For everyday styling, I’ll often do this routine in the morning and then just fluff or re-spray if needed. In a rush, finger-drying the fringe with a bit of product sometimes works well, too. The key is using products that add texture (sea salt sprays, matte clays, or dry shampoo) and gently shaping rather than slicking it down.
What face shape suits a textured fringe?
Good news: textured fringes are surprisingly versatile and can flatter many face shapes. Experts say this style can be tweaked to suit nearly everyone. It “works well for most face shapes – especially square, oval, and diamond” – the layers and volume help soften angles on a strong jawline. Textured fringe can be cut any length and angle, it really suits all face shapes. For example, on a square or angular face, the choppy fringe breaks up harsh lines. On round or heart-shaped faces, a longer, side-swept fringe adds structure and frames the face without overwhelming it. In practice, if I have a round face, I might sweep my bangs a bit to the side; if I’m working with an angular face, a heavier, layered fringe can soften things. The takeaway: you can make a textured fringe work – it’s just a matter of adjusting length and layers to complement your specific features.
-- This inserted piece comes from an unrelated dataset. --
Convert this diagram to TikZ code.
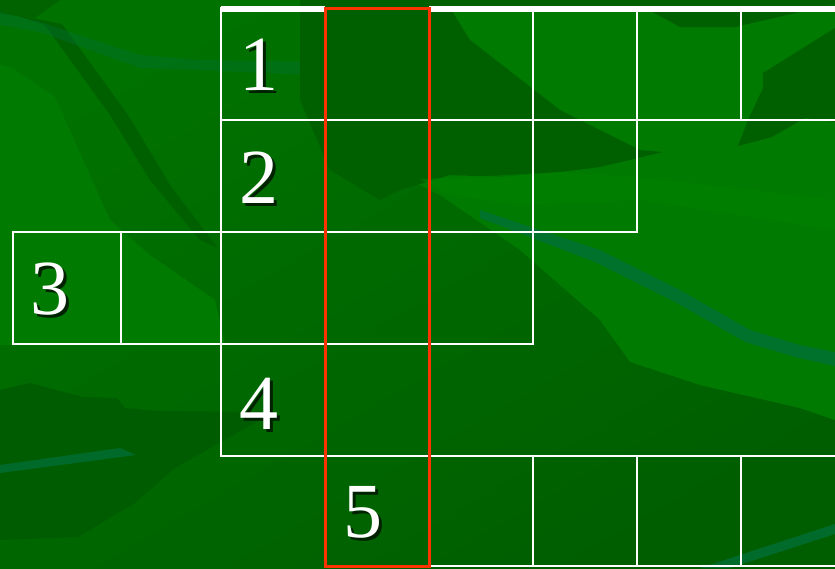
\documentclass[tikz,border=0pt]{standalone}
\usepackage{fontspec}
\setmainfont{Liberation Serif}
\definecolor{bgA}{HTML}{007200}
\definecolor{bgB}{HTML}{005E00}
\definecolor{bgL}{HTML}{007A00}
\definecolor{bgLL}{HTML}{008200}
\definecolor{bgD}{HTML}{006000}
\definecolor{bgDD}{HTML}{005C00}
\definecolor{bgT}{HTML}{00703A}
\definecolor{redline}{HTML}{FF3300}
\definecolor{shadowc}{HTML}{002200}
\tikzset{
  gridline/.style={draw=white, line width=2pt},
  topline/.style={draw=white, line width=6pt},
  redcol/.style={draw=redline, line width=3pt},
  num/.style={text=white, font=\fontsize{78}{80}\selectfont, inner sep=0pt},
}
\newcommand{\shnum}[1]{\rlap{\kern3pt\raisebox{-3pt}{\textcolor{shadowc}{#1}}}#1}
\begin{document}
\begin{tikzpicture}[x=1pt,y=-1pt]
\useasboundingbox (0,0) rectangle (835,568);
% background
\shade[top color=bgA, bottom color=bgB, shading angle=30] (0,0) rectangle (835,568);
\fill[bgL] (0,65) -- (12,68) -- (55,97) -- (110,220) -- (150,255) -- (215,300) -- (225,345) -- (0,345) -- cycle;
\fill[bgD] (15,15) -- (45,25) -- (110,115) -- (150,180) -- (200,240) -- (218,248) -- (172,188) -- (128,115) -- (62,24) -- cycle;
\fill[bgD, opacity=0.8] (0,0) -- (60,0) -- (35,18) -- (0,14) -- cycle;
\fill[bgT, opacity=0.35] (0,12) -- (40,22) -- (140,55) -- (200,60) -- (330,62) -- (420,92) -- (520,115) -- (580,132) -- (570,140) -- (510,126) -- (420,106) -- (330,76) -- (200,70) -- (140,68) -- (40,32) -- (0,25) -- cycle;
\fill[bgL] (450,8) -- (835,8) -- (835,420) -- (800,408) -- (700,385) -- (630,362) -- (600,320) -- (520,250) -- (440,195) -- (410,180) -- cycle;
\fill[bgD] (300,0) -- (835,0) -- (835,4) -- (735,27) -- (680,27) -- (645,8) -- (450,8) -- (470,40) -- (560,110) -- (640,150) -- (663,152) -- (600,167) -- (560,172) -- (500,177) -- (450,175) -- (400,190) -- (380,200) -- (330,170) -- (300,100) -- cycle;
\fill[bgD] (763,73) -- (835,28) -- (835,122) -- (805,118) -- (772,137) -- (738,146) -- (748,120) -- (763,88) -- cycle;
\fill[bgLL, opacity=0.6] (420,179) -- (470,177) -- (560,172) -- (650,178) -- (835,200) -- (835,230) -- (640,200) -- (520,205) -- (450,195) -- cycle;
\fill[bgT, opacity=0.75] (480,210) -- (600,250) -- (680,290) -- (750,330) -- (800,345) -- (835,352) -- (835,366) -- (795,357) -- (745,342) -- (675,302) -- (595,262) -- (480,218) -- cycle;
\fill[bgDD] (0,390) -- (30,383) -- (83,397) -- (117,398) -- (125,408) -- (160,411) -- (250,412) -- (260,420) -- (175,468) -- (135,503) -- (78,537) -- (0,540) -- cycle;
\fill[bgT, opacity=0.75] (0,465) -- (120,448) -- (136,455) -- (0,473) -- cycle;
\fill[bgT, opacity=0.75] (700,568) -- (835,524) -- (835,534) -- (730,568) -- cycle;
% grid row 1
\draw[gridline] (221,8) rectangle (325,120);
\draw[gridline] (429,8) rectangle (533,120);
\draw[gridline] (533,8) rectangle (637,120);
\draw[gridline] (637,8) rectangle (741,120);
\draw[gridline] (741,8) rectangle (845,120);
% row 2
\draw[gridline] (221,120) rectangle (325,232);
\draw[gridline] (429,120) rectangle (533,232);
\draw[gridline] (533,120) rectangle (637,232);
% row 3
\draw[gridline] (13,232) rectangle (121,344);
\draw[gridline] (121,232) rectangle (221,344);
\draw[gridline] (221,232) rectangle (325,344);
\draw[gridline] (429,232) rectangle (533,344);
% row 4
\draw[gridline] (221,344) rectangle (325,456);
% row 5
\draw[gridline] (429,456) rectangle (533,566);
\draw[gridline] (533,456) rectangle (637,566);
\draw[gridline] (637,456) rectangle (741,566);
\draw[gridline] (741,456) rectangle (845,566);
% lines through the red column
\draw[gridline] (325,120) -- (429,120);
\draw[gridline] (325,232) -- (429,232);
\draw[gridline] (325,344) -- (429,344);
\draw[gridline] (325,456) -- (429,456);
% thick top line
\draw[topline] (221,9) -- (325,9);
\draw[topline] (429,9) -- (835,9);
% red column
\draw[redcol] (325,8) rectangle (429,566);
% numbers
\node[num] (n1) at (259,66) {\shnum{1}};
\node[num] (n2) at (259,179) {\shnum{2}};
\node[num] (n3) at (50,291) {\shnum{3}};
\node[num] (n4) at (259,405) {\shnum{4}};
\node[num] (n5) at (363,514) {\shnum{5}};
\end{tikzpicture}
\end{document}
Textured fringe vs blunt fringe – what’s the difference?
Think of blunt bangs as one straight, solid line across the forehead – thick and heavy-looking when dry. A textured fringe, on the other hand, is all about movement. The ends are cut unevenly (often point-cut or razor-sliced) so the fringe looks wispy and broken-up. In short: a blunt fringe is sharp and uniform; a textured fringe is messy and layered. A textured fringe “adds movement and dimension, offering a more effortless, tousled appearance”. Picture blunt bangs as a straight shelf of hair, whereas textured bangs are like a scattered curtain of strands. That imperfection is what gives a textured fringe its relaxed, “just got out of bed” vibe.
How to cut your own textured fringe at home?
DIY warning: Cutting your own bangs can be nerve-wracking, but it’s doable if you go slowly. Here’s the approach I’ve learned works best:
Tools:
Use sharp hair-cutting scissors, a fine-tooth comb, and maybe some thinning shears or a razor if you have them. Work in a well-lit mirror.
Hair Prep:
It often helps to start with dry or slightly damp hair so you see the actual length (wet hair can spring up when dry). Comb the front section down as you normally wear it.
Cut Conservatively:
Always cut less than you think you should. For example, hold a small section of the fringe straight down (as if making a blunt cut) and snip off a tiny bit – maybe the width of a finger or less. I like to start by trimming just a little because you can always go shorter, but you can’t glue hair back once it’s gone. The Cosmetologist in the Reddit thread I read put it well: “Don’t cut more than the width of your pointer finger at a time… that should be close to a half inch (about 1–2 cm) – this is what will grow back in a few weeks”.
Point Cutting for Texture:
After an initial cut, it’s time to add that piecey texture. Instead of cutting straight across, use point cutting. That means holding the scissors vertically or at a slight angle and making small snips into the ends of the hair. This “hairs-plitting” technique takes off a little here and there, creating a jagged edge instead of a blunt line. You can also lightly twist small sections of the bangs between your fingers and cut the tips; this naturally thins and layers them. Many stylists use thinning shears or a razor for this, but you can mimic it by scissors and small cuts.
Check and Repeat:
After point-cutting, step back and see the shape. If it’s still too heavy, trim another small amount. It’s better to go slow. The Reddit hair-pro advice was spot-on: “Rule #1: you can always take more off later”.
Final Touches:
Once you’re done, style as usual (with a bit of texturizing spray to see the full effect) and fine-tune any pieces.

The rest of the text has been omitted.